_WHAT THE TASK ASKS_
Using the listing below, please print exactly the lines from the one with "Recreate this image" through the one with "(36,36) rectangle (756,1112);". Leave out every picture.

___ TASK MATERIAL ___

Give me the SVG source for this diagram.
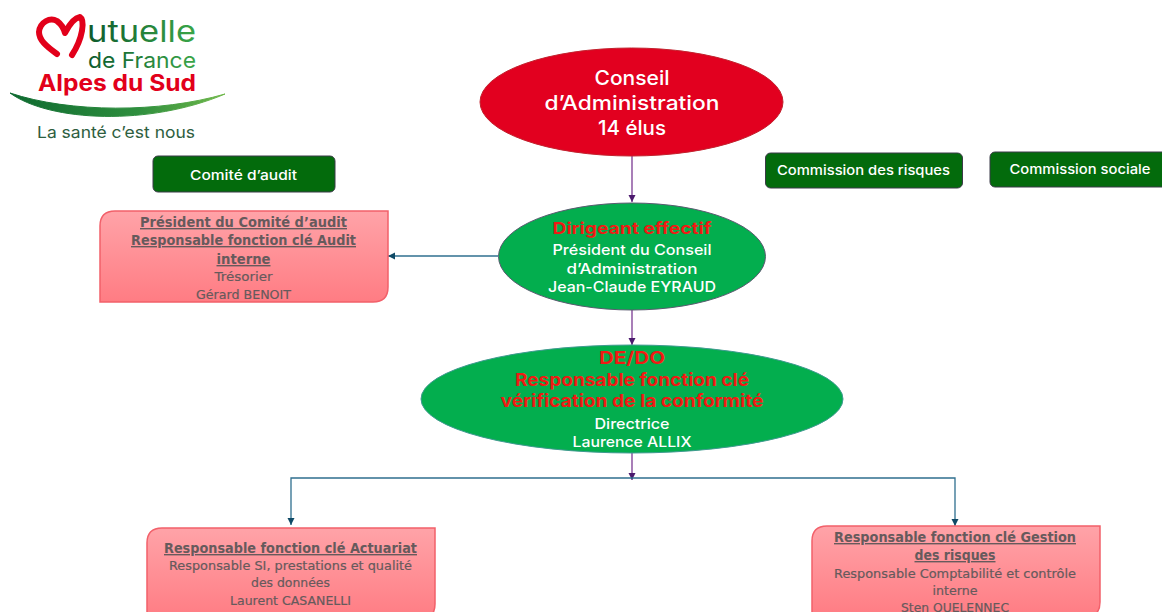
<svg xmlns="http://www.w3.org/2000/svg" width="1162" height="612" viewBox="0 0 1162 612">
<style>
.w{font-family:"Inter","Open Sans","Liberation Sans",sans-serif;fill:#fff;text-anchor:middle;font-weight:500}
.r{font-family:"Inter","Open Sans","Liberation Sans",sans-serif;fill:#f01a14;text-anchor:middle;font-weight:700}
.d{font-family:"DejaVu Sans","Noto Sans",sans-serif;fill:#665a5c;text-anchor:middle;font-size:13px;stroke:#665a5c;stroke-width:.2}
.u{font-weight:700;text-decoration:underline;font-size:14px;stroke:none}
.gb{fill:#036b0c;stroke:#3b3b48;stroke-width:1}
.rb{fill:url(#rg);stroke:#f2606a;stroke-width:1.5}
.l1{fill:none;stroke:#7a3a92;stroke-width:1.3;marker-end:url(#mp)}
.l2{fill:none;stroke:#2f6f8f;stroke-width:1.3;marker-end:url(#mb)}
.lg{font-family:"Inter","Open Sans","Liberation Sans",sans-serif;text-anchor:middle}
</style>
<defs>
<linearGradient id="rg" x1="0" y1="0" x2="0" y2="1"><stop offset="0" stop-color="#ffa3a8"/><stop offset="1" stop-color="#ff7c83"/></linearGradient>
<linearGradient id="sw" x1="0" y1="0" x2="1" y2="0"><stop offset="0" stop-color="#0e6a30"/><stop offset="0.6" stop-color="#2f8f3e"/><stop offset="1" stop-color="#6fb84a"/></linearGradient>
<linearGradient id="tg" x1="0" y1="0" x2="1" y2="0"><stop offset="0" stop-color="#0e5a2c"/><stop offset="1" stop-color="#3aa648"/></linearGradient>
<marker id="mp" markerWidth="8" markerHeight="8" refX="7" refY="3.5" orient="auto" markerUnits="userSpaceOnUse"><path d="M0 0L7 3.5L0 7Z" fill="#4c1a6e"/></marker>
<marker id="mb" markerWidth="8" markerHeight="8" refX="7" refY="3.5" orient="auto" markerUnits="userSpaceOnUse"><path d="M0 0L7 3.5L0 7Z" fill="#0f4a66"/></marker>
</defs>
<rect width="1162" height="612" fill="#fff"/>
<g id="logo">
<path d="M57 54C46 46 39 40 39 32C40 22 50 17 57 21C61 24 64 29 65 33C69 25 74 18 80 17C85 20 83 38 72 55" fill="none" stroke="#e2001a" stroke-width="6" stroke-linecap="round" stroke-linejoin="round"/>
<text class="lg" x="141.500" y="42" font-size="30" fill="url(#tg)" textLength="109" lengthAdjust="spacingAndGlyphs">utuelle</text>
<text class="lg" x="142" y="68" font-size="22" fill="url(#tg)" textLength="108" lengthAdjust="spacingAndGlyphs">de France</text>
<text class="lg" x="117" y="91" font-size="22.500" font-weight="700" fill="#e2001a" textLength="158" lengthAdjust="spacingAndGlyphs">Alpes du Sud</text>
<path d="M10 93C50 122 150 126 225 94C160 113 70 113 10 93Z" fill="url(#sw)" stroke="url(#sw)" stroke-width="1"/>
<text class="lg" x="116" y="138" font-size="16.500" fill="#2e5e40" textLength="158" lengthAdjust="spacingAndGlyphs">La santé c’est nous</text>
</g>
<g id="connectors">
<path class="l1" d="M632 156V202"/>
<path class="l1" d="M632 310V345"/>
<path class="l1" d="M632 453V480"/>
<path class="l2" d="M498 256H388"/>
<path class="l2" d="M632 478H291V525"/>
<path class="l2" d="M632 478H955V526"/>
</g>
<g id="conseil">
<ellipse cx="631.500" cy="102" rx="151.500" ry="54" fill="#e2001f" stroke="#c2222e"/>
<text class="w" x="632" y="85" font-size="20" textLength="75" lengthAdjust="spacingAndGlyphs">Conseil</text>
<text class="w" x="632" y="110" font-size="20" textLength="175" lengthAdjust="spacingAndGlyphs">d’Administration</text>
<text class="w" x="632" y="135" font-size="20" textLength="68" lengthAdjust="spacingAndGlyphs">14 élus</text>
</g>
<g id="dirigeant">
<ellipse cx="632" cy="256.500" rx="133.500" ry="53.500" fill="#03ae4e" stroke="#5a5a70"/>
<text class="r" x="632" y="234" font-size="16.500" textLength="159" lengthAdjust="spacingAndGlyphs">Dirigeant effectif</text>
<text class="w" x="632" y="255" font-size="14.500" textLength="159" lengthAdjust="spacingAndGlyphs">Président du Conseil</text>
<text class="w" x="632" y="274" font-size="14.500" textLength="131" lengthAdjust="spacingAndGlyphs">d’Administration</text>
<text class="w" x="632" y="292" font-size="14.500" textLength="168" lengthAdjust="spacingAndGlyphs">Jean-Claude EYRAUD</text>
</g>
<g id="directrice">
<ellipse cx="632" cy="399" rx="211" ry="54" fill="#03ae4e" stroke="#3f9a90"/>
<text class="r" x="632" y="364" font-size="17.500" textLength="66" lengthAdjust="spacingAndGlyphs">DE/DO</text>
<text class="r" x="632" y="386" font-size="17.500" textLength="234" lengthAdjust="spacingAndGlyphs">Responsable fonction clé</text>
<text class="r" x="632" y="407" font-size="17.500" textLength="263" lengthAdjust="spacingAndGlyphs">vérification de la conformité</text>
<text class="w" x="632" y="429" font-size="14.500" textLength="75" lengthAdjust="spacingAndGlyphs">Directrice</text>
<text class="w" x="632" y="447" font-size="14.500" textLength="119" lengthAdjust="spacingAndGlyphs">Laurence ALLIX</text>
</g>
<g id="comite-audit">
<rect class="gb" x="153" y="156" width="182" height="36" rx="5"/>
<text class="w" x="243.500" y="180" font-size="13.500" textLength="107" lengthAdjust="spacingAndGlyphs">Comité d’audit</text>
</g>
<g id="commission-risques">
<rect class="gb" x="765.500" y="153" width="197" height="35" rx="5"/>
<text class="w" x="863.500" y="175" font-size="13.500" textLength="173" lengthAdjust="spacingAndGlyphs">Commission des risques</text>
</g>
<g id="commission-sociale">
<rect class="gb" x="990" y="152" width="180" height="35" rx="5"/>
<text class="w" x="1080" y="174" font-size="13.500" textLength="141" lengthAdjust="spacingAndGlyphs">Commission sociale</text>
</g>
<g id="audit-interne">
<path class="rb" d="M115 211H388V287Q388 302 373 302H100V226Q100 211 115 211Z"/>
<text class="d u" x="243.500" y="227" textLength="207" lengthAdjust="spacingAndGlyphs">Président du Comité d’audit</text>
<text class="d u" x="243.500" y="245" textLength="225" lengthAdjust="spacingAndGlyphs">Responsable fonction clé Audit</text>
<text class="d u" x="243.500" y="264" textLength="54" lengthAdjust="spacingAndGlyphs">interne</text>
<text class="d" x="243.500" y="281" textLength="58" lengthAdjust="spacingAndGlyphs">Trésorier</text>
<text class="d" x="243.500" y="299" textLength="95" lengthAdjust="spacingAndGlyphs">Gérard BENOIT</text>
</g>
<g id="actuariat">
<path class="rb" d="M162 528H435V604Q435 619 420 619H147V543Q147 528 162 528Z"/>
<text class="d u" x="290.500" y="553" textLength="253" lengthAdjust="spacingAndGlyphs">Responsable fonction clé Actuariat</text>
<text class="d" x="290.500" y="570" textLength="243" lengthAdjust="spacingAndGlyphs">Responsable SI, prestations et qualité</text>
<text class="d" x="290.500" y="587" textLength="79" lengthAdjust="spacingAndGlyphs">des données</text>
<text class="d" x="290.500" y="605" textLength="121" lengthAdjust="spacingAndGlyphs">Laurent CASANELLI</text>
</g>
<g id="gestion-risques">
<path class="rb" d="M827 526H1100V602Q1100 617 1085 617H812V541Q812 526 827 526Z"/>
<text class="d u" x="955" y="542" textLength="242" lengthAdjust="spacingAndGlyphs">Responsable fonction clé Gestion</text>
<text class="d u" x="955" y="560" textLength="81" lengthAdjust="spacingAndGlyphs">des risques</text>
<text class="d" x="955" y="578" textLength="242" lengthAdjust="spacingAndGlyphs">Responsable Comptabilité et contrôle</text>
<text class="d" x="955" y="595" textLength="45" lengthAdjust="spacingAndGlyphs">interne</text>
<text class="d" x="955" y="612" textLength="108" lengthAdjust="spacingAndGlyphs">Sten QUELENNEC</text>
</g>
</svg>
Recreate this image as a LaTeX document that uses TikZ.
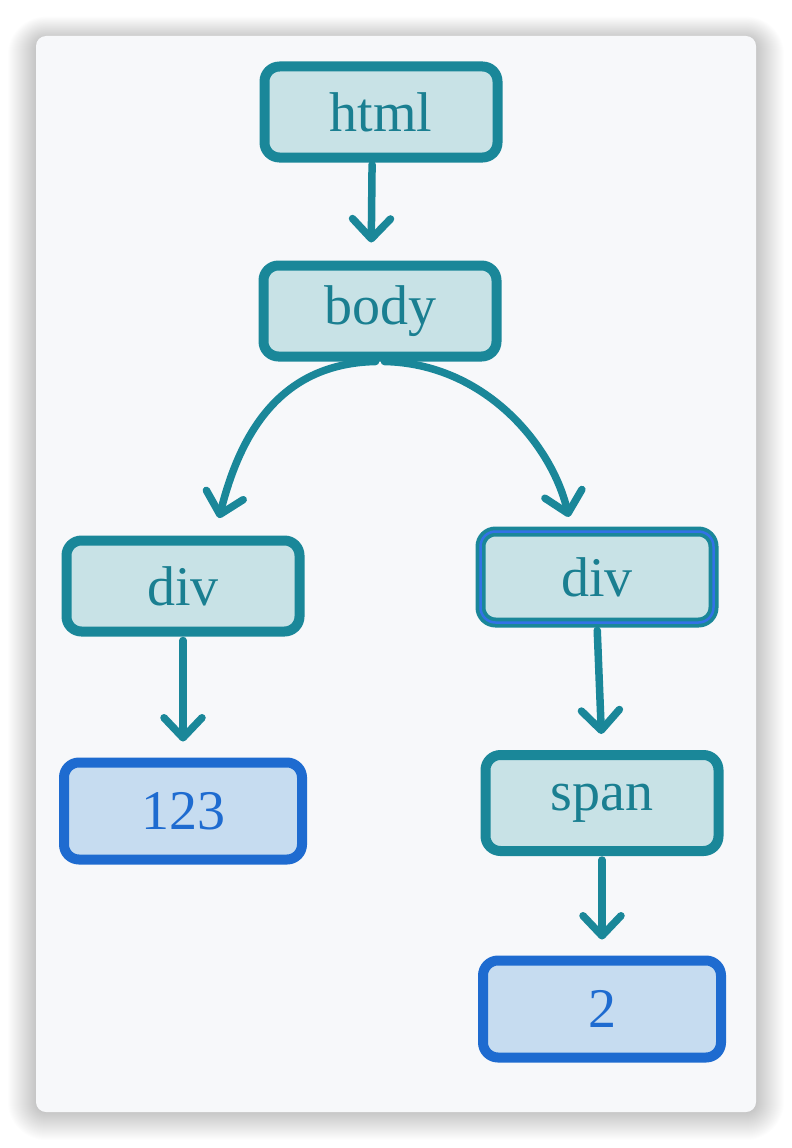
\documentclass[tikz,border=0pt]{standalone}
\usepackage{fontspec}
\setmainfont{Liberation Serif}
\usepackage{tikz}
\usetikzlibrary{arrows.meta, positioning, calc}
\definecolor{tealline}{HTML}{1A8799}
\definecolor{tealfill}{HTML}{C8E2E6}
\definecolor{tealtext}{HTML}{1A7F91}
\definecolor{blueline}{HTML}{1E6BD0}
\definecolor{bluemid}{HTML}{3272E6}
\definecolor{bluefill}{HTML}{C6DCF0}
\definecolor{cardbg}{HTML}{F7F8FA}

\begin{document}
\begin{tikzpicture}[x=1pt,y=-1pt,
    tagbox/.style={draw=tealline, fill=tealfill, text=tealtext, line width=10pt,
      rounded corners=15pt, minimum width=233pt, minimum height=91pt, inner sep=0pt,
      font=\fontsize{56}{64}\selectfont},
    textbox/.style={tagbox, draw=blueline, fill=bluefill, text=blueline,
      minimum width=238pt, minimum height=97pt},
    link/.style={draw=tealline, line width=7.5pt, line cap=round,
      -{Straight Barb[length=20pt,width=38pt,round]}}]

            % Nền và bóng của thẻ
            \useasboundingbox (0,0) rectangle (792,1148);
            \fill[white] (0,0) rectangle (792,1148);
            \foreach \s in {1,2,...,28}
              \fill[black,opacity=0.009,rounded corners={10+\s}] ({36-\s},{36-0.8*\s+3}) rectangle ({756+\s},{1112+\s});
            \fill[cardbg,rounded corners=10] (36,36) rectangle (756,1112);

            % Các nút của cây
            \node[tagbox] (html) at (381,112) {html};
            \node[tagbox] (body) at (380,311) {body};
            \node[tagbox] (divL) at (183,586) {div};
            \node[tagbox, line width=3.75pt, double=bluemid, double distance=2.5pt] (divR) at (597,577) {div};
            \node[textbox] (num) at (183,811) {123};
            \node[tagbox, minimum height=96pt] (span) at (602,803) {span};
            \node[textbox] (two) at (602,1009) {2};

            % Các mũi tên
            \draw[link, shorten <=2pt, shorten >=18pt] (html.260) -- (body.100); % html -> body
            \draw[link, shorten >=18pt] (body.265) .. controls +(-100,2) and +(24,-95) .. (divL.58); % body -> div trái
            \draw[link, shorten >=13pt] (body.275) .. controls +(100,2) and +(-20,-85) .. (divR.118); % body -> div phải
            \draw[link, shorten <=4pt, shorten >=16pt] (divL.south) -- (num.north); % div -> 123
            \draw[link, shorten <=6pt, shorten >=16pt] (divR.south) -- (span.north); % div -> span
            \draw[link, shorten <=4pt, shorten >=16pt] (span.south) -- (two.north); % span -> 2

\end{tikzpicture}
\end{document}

___

_TASK RESULT_
Recreate this image as a LaTeX document that uses TikZ.
\documentclass[tikz,border=0pt]{standalone}
\usepackage{fontspec}
\setmainfont{Liberation Serif}
\usepackage{tikz}
\usetikzlibrary{arrows.meta, positioning, calc}
\definecolor{tealline}{HTML}{1A8799}
\definecolor{tealfill}{HTML}{C8E2E6}
\definecolor{tealtext}{HTML}{1A7F91}
\definecolor{blueline}{HTML}{1E6BD0}
\definecolor{bluemid}{HTML}{3272E6}
\definecolor{bluefill}{HTML}{C6DCF0}
\definecolor{cardbg}{HTML}{F7F8FA}

\begin{document}
\begin{tikzpicture}[x=1pt,y=-1pt,
    tagbox/.style={draw=tealline, fill=tealfill, text=tealtext, line width=10pt,
      rounded corners=15pt, minimum width=233pt, minimum height=91pt, inner sep=0pt,
      font=\fontsize{56}{64}\selectfont},
    textbox/.style={tagbox, draw=blueline, fill=bluefill, text=blueline,
      minimum width=238pt, minimum height=97pt},
    link/.style={draw=tealline, line width=7.5pt, line cap=round,
      -{Straight Barb[length=20pt,width=38pt,round]}}]

            % Nền và bóng của thẻ
            \useasboundingbox (0,0) rectangle (792,1148);
            \fill[white] (0,0) rectangle (792,1148);
            \foreach \s in {1,2,...,28}
              \fill[black,opacity=0.009,rounded corners={10+\s}] ({36-\s},{36-0.8*\s+3}) rectangle ({756+\s},{1112+\s});
            \fill[cardbg,rounded corners=10] (36,36) rectangle (756,1112);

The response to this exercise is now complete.